Yea Chief Keef is going really really heavy in LA, I played it in Vegas last week…people don’t really know it. I think the 2 Chainz record “No Lie” is just starting to get going. It really depends because these records are in a section where its like 65 beats per minuet, but there’s a section where its like the “Cake” records, and “Ima Boss” still is huge in the club, “House Party” is still huge in the club, “Teach Me How to Dougie” still is a crowd pleaser. A lot of the west coast records are really emerging right now like “Beat it Up”
What was your most embarrassing moment as a DJ?
I’ve had a couple of embarrassing moments…well they aint EMBARRASING moments but I have these charm bracelets that I wear on both hands and one night the die was hanging down, and it hit the speed button, so I’m scratchin away like “Oh I’m killin it,” and soon as I’m getting ready to drop the record I hit the speed button and changed the record to like 45 and the crowd was rockin! But then the crowd was like what are you smoking up there? ‘And it happened twice too and I figured it out and was like ‘Ok that’s not gunna happen again,’ and four more songs later I did it again. I still DJ on turntables, so you almost have to let people know that these things are going to happen.

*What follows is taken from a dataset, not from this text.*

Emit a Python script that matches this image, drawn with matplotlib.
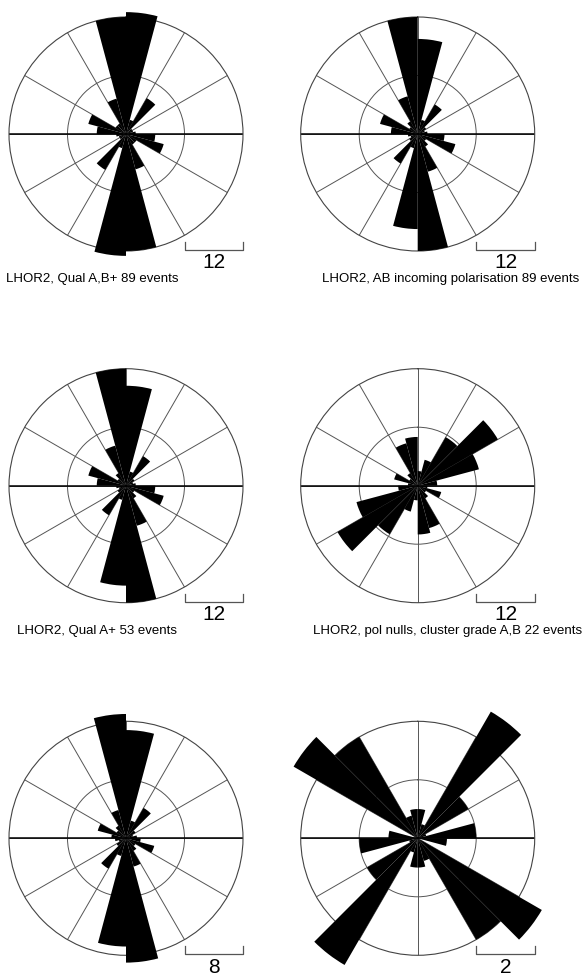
import numpy as np
import matplotlib
matplotlib.use("Agg")
from matplotlib import pyplot as plt

plt.rcParams['font.family'] = ['Liberation Sans', 'DejaVu Sans']

# bin counts, 15 degree bins from north (0-15, 15-30, ... 165-180), clockwise.
# the roses are axial, so the other half is the same
qual_ab = [25, 3, 8.5, 1.5, 1.5, 2, 6, 8, 2.5, 2.5, 7.5, 24]
incoming_pol = [19.5, 3, 7, 2, 1.5, 2, 5.5, 8, 2, 3, 8, 24]
qual_a = [20.5, 3, 7, 2, 1.5, 2, 6, 8, 2, 3, 8.5, 24]
pol_nulls = [3, 5.5, 11.5, 19, 13, 4, 2, 5, 2, 3, 9, 10]
panel5 = [14.8, 2.5, 4.8, 1.5, 1, 1.5, 2, 4, 1.5, 2, 4, 17]
panel6 = [1, 0.5, 5, 2, 0.3, 2, 1, 0, 4.9, 4, 0.8, 1]

roses = [qual_ab, incoming_pol, qual_a, pol_nulls, panel5, panel6]
scale_labels = ['12', '12', '12', '12', '8', '2']
titles = ['LHOR2, Qual A,B+ 89 events',
          'LHOR2, AB incoming polarisation 89 events',
          'LHOR2, Qual A+ 53 events',
          'LHOR2, pol nulls, cluster grade A,B 22 events',
          '', '']

W, H = 583, 980
R = 117
centers = [(126, 134), (417.7, 134), (126, 485.7), (417.7, 485.7),
           (126, 838.3), (417.7, 838.3)]
title_right = [178, 579, 177, 582, 0, 0]

fig = plt.figure(figsize=(W / 100, H / 100), dpi=100)

bin_w = np.deg2rad(15)
edges = np.arange(24) * bin_w

for i, half in enumerate(roses):
    cx, cy = centers[i]
    ax = fig.add_axes([(cx - R) / W, (H - cy - R) / H, 2 * R / W, 2 * R / H],
                      projection='polar')
    ax.set_theta_zero_location('N')
    ax.set_theta_direction(-1)
    outer = 2 * float(scale_labels[i])
    vals = np.concatenate([half, half])
    ax.bar(edges, vals, width=bin_w, align='edge', color='black',
           edgecolor='none', linewidth=0, clip_on=False, zorder=3)
    # east-west line is darker than the other spokes
    ax.plot([np.pi / 2, np.pi / 2], [0, outer], color='black', lw=1.1, zorder=2)
    ax.plot([3 * np.pi / 2, 3 * np.pi / 2], [0, outer], color='black', lw=1.1, zorder=2)
    ax.set_ylim(0, outer)
    ax.set_rgrids([outer / 2], labels=[''])
    ax.set_thetagrids(np.arange(0, 360, 30), labels=[''] * 12)
    ax.grid(True, color='#555555', lw=0.7)
    ax.spines['polar'].set_color('#444444')
    ax.spines['polar'].set_linewidth(0.8)
    ax.set_axisbelow(True)

    # scale bar, half the outer radius
    x0, x1 = (cx + R / 2) / W, (cx + R) / W
    yb = (H - cy - R + 1) / H
    yt = yb + 8 / H
    fig.add_artist(plt.Line2D([x0, x0, x1, x1], [yt, yb, yb, yt],
                              color='#555555', lw=0.9))
    fig.text((x0 + x1) / 2, (H - cy - R - 12) / H, scale_labels[i],
             ha='center', va='center', fontsize=15)
    if titles[i]:
        fig.text(title_right[i] / W, (H - cy - R - 28) / H, titles[i],
                 ha='right', va='center', fontsize=9.5)

fig.savefig('out.png', dpi=100)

Like even a little piece of dust can mess it up.
Yea like I was in Vegas and Serato the program was messing up, just out of nowhere.
It would freeze on the computer screen or something?
Yea whatever happened with the program. So I was playing 50 cent “In da Club,” and the record just stopped while the crowd was going crazy. And I was actually partying, like you said, I almost had my back turned to the dj booth and I turned around and everybody was looking at me and I was like aww man I gotta find something fast! So I had to come out of that record. So its not really embarrassing its like certain things, certain dj moments that are part of the game.
And it gives you experience so you know what to do when you mess up
You don’t really even learn what to do; you have to just figure out what to do. Luckily I talk on the mic so I can just grab the mic immediately and let them know or you could blame it on the sound man.
(Laughs) Yea, just blame it on the sound guy. Still today you can drop that “Money Ain’t A Thang” record and everyone goes crazy and I remember when the video first came out and you had the ice in the girl’s drink and everything. Do you remember recording that with Hov?
Yea yea we were talking to each other the whole time. I picked Jay up from the airport and I told him I had an idea that I wanna use, a line from his record, and I was going to sample it at first, I was just going to sample it from “Cant Knock the Hustle” when he said that but he was like I’m here, why sample it?
So he had no idea you guys were going to record that one?
He Knew. He came from Atlanta to do that song.
And it just took off.
I mean that’s what you call a classic.